WRITTEN PROBLEM: Return each line of the listing below, unchanged, and omit the images.

### MATERIAL ###

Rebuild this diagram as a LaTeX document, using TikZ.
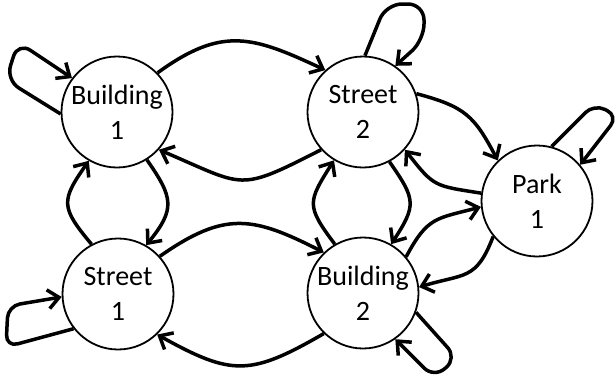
\documentclass[tikz,border=0pt]{standalone}
\usepackage{fontspec}
\setmainfont{Carlito}
\usetikzlibrary{arrows.meta}
\begin{document}
\begin{tikzpicture}[x=1pt,y=-1pt,
  state/.style={circle,draw,line width=1.8pt,minimum size=111pt,inner sep=0pt,
    align=center,font=\fontsize{28}{35}\selectfont},
  edge/.style={line width=3.5pt,-{Straight Barb[length=11pt,width=19pt]}}]
\useasboundingbox (0,0) rectangle (616,383);

% states
\node[state] (b1) at (117,112) {Building\\1};
\node[state] (s2) at (363,112) {Street\\2};
\node[state] (p1) at (537,201) {Park\\1};
\node[state] (s1) at (118,294) {Street\\1};
\node[state] (b2) at (363,293) {Building\\2};

% horizontal transitions
\draw[edge] (b1.44)  to[out=36,in=155,looseness=1.22] (s2.132);
\draw[edge] (s2.222) to[out=207,in=-23,looseness=1.50] (b1.318);
\draw[edge] (s1.42)  to[out=35,in=153,looseness=1.24] (b2.134);
\draw[edge] (b2.226) to[out=210,in=-29,looseness=1.31] (s1.314);

% vertical transitions
\draw[edge] (b1.302) to[out=-55,in=51,looseness=1.39] (s1.60);
\draw[edge] (s1.118) to[out=130,in=235,looseness=1.49] (b1.240);
\draw[edge] (s2.298) to[out=-55,in=57,looseness=1.44] (b2.60);
\draw[edge] (b2.120) to[out=127,in=238,looseness=1.49] (s2.239);

% transitions to and from the park
\draw[edge] (s2.19)  to[out=-15,in=118,looseness=1.23] (p1.134);
\draw[edge] (p1.172) to[out=171,in=-52,looseness=1.39] (s2.318);
\draw[edge] (b2.40)  to[out=62,in=195,looseness=1.31] (p1.186);
\draw[edge] (p1.219) to[out=249,in=17,looseness=1.36] (b2.6);

% self loops
\draw[edge,rounded corners=15pt] (b1.182) -- (6,80) -- (18,42) -- (b1.143);
\draw[edge,rounded corners=16pt] (s2.88) -- (386,4) -- (424,4) -- (424,40) -- (s2.55);
\draw[edge,rounded corners=12pt] (p1.75) -- (594,104) -- (618,116) -- (p1.40);
\draw[edge,rounded corners=12pt] (s1.218) -- (6,347) -- (8,306) -- (s1.183);
\draw[edge,rounded corners=14pt] (b2.-20) -- (457,358) -- (434,378) -- (b2.-55);
\end{tikzpicture}
\end{document}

###

TASK OUTPUT:
Rebuild this diagram as a LaTeX document, using TikZ.
\documentclass[tikz,border=0pt]{standalone}
\usepackage{fontspec}
\setmainfont{Carlito}
\usetikzlibrary{arrows.meta}
\begin{document}
\begin{tikzpicture}[x=1pt,y=-1pt,
  state/.style={circle,draw,line width=1.8pt,minimum size=111pt,inner sep=0pt,
    align=center,font=\fontsize{28}{35}\selectfont},
  edge/.style={line width=3.5pt,-{Straight Barb[length=11pt,width=19pt]}}]
\useasboundingbox (0,0) rectangle (616,383);

% states
\node[state] (b1) at (117,112) {Building\\1};
\node[state] (s2) at (363,112) {Street\\2};
\node[state] (p1) at (537,201) {Park\\1};
\node[state] (s1) at (118,294) {Street\\1};
\node[state] (b2) at (363,293) {Building\\2};

% horizontal transitions
\draw[edge] (b1.44)  to[out=36,in=155,looseness=1.22] (s2.132);
\draw[edge] (s2.222) to[out=207,in=-23,looseness=1.50] (b1.318);
\draw[edge] (s1.42)  to[out=35,in=153,looseness=1.24] (b2.134);
\draw[edge] (b2.226) to[out=210,in=-29,looseness=1.31] (s1.314);

% vertical transitions
\draw[edge] (b1.302) to[out=-55,in=51,looseness=1.39] (s1.60);
\draw[edge] (s1.118) to[out=130,in=235,looseness=1.49] (b1.240);
\draw[edge] (s2.298) to[out=-55,in=57,looseness=1.44] (b2.60);
\draw[edge] (b2.120) to[out=127,in=238,looseness=1.49] (s2.239);

% transitions to and from the park
\draw[edge] (s2.19)  to[out=-15,in=118,looseness=1.23] (p1.134);
\draw[edge] (p1.172) to[out=171,in=-52,looseness=1.39] (s2.318);
\draw[edge] (b2.40)  to[out=62,in=195,looseness=1.31] (p1.186);
\draw[edge] (p1.219) to[out=249,in=17,looseness=1.36] (b2.6);

% self loops
\draw[edge,rounded corners=15pt] (b1.182) -- (6,80) -- (18,42) -- (b1.143);
\draw[edge,rounded corners=16pt] (s2.88) -- (386,4) -- (424,4) -- (424,40) -- (s2.55);
\draw[edge,rounded corners=12pt] (p1.75) -- (594,104) -- (618,116) -- (p1.40);
\draw[edge,rounded corners=12pt] (s1.218) -- (6,347) -- (8,306) -- (s1.183);
\draw[edge,rounded corners=14pt] (b2.-20) -- (457,358) -- (434,378) -- (b2.-55);
\end{tikzpicture}
\end{document}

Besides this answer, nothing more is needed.